Incorrect. Lots of multihomed networks on the Internet are using
addresses assigned by a provider.
Otherwise our second ISP would try to route to our first ISP's addresses
through that first ISP rather then direct through their link to us.
Standard rules of IP routing apply, particularly "most specific route
wins". If you announce a /24 to ISP1 and ISP2, ISP2 will have the
specific route pointing directly to you, and you will receive the
traffic directly.
If we apply for an ASN, can we associate our first ISP's /29 (or /24 if
need be) to our ASN?
You'd use the ASN to run BGP with ISP1 and ISP2, and announce the /24
(/25 and longer won't make it through filters) to each.

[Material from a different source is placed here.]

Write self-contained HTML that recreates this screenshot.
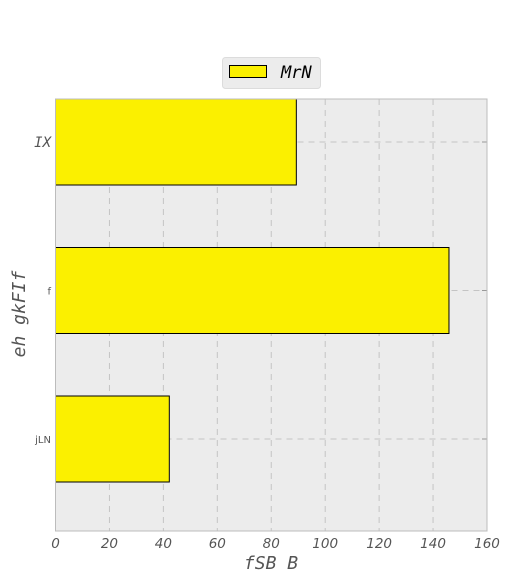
<!DOCTYPE html>
<html><head><meta charset="utf-8"><style>
html,body{margin:0;padding:0;background:#fff;width:511px;height:584px;overflow:hidden}
svg text{fill:#555}
</style></head><body>
<svg id="chart" width="511" height="584">
<g id="g"></g>
</svg>
<script>
const categories = ["jLN", "f", "IX"];
const values = [42.2, 145.9, 89.3];
const xTicks = [0, 20, 40, 60, 80, 100, 120, 140, 160];
const seriesName = "MrN";

const L = 55.5, R = 487, T = 99, B = 531;
const xScale = v => L + (v - 0) / 160 * (R - L);
const yScale = i => 439 - i * 148.5;
const barH = 86;
const NS = "http://www.w3.org/2000/svg";
const g = document.getElementById('g');
function el(tag, attrs, parent) {
  const e = document.createElementNS(NS, tag);
  for (const k in attrs) e.setAttribute(k, attrs[k]);
  (parent || g).appendChild(e);
  return e;
}
const bg = el('rect', {x: L, y: T, width: R - L, height: B - T, fill: '#ececec'});


xTicks.forEach(t => {
  const x = xScale(t);
  if (t > 0 && t < 160) {
    const ln = el('line', {x1: x, x2: x, y1: T, y2: B, stroke: '#c4c4c4', 'stroke-dasharray': '6,5', 'stroke-width': 1});
    
    
  }
  const tx = el('text', {x: x, y: B + 17, 'text-anchor': 'middle', 'font-family': 'DejaVu Sans, sans-serif', 'font-style': 'italic', 'font-size': 13.5});
  tx.textContent = t;
  
  
});
categories.forEach((c, i) => {
  const y = yScale(i);
  const ln = el('line', {x1: L, x2: R, y1: y, y2: y, stroke: '#c4c4c4', 'stroke-dasharray': '6,5', 'stroke-width': 1});
  
  
  const tk = el('line', {x1: R - 5, x2: R, y1: y, y2: y, stroke: '#999'});
  
  
});
categories.forEach((c, i) => {
  const y = yScale(i);
  const r = el('rect', {x: L, y: y - barH / 2, width: xScale(values[i]) - L, height: barH, fill: '#fbf000', stroke: '#000', 'stroke-width': 1});
  
  
  const big = c === 'IX';
  const tx = el('text', {x: 51, y: y + (big ? 5 : 4), 'text-anchor': 'end', 'font-family': big ? 'DejaVu Sans Mono, monospace' : 'DejaVu Sans, sans-serif', 'font-style': big ? 'italic' : 'normal', 'font-size': big ? 14 : 10});
  tx.textContent = c;
  
  
});
const fr = el('rect', {x: L, y: T, width: R - L, height: B - T, fill: 'none', stroke: '#bcbcbc', 'stroke-width': 1});


const xt = el('text', {x: 271, y: 569, 'text-anchor': 'middle', 'font-family': 'DejaVu Sans Mono, monospace', 'font-style': 'italic', 'font-size': 18});
xt.textContent = 'fSB B';


const yt = el('text', {x: 0, y: 0, 'text-anchor': 'middle', 'font-family': 'DejaVu Sans Mono, monospace', 'font-style': 'italic', 'font-size': 18, transform: 'translate(25,314) rotate(-90)'});
yt.textContent = 'eh gkFIf';


const lg = el('g', {});


const lb = el('rect', {x: 222.5, y: 57.5, width: 98, height: 31, rx: 3, fill: '#ececec', stroke: '#dcdcdc'}, lg);


const ls = el('rect', {x: 229.5, y: 65.5, width: 37, height: 12, fill: '#fbf000', stroke: '#000'}, lg);


const lt = el('text', {x: 281, y: 78, 'font-family': 'DejaVu Sans Mono, monospace', 'font-style': 'italic', 'font-size': 17, style: 'fill:#000'}, lg);
lt.textContent = seriesName;


</script>
</body></html>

Does our primary ISP need to release it to us or
be multihomed themselves?
They need to assign you the /24, obviously, and for best results they
need to let you announce the /24 through them and they should be
multihomed themselves. If they are not multihomed or otherwise speaking
BGP with their provider, you'll have major challenges to overcome,
and/or may find that ISP2 is now the primary inbound provider for your
traffic.
Once this is all said and done, is BGP4 on zebra the way to go or is
there something better?
Zebra or Quagga, though I'll take the counter position of others for a
minute and say that multihoming over consumer-grade connections is a bad
idea, if you can get the providers to run BGP with you at all over them.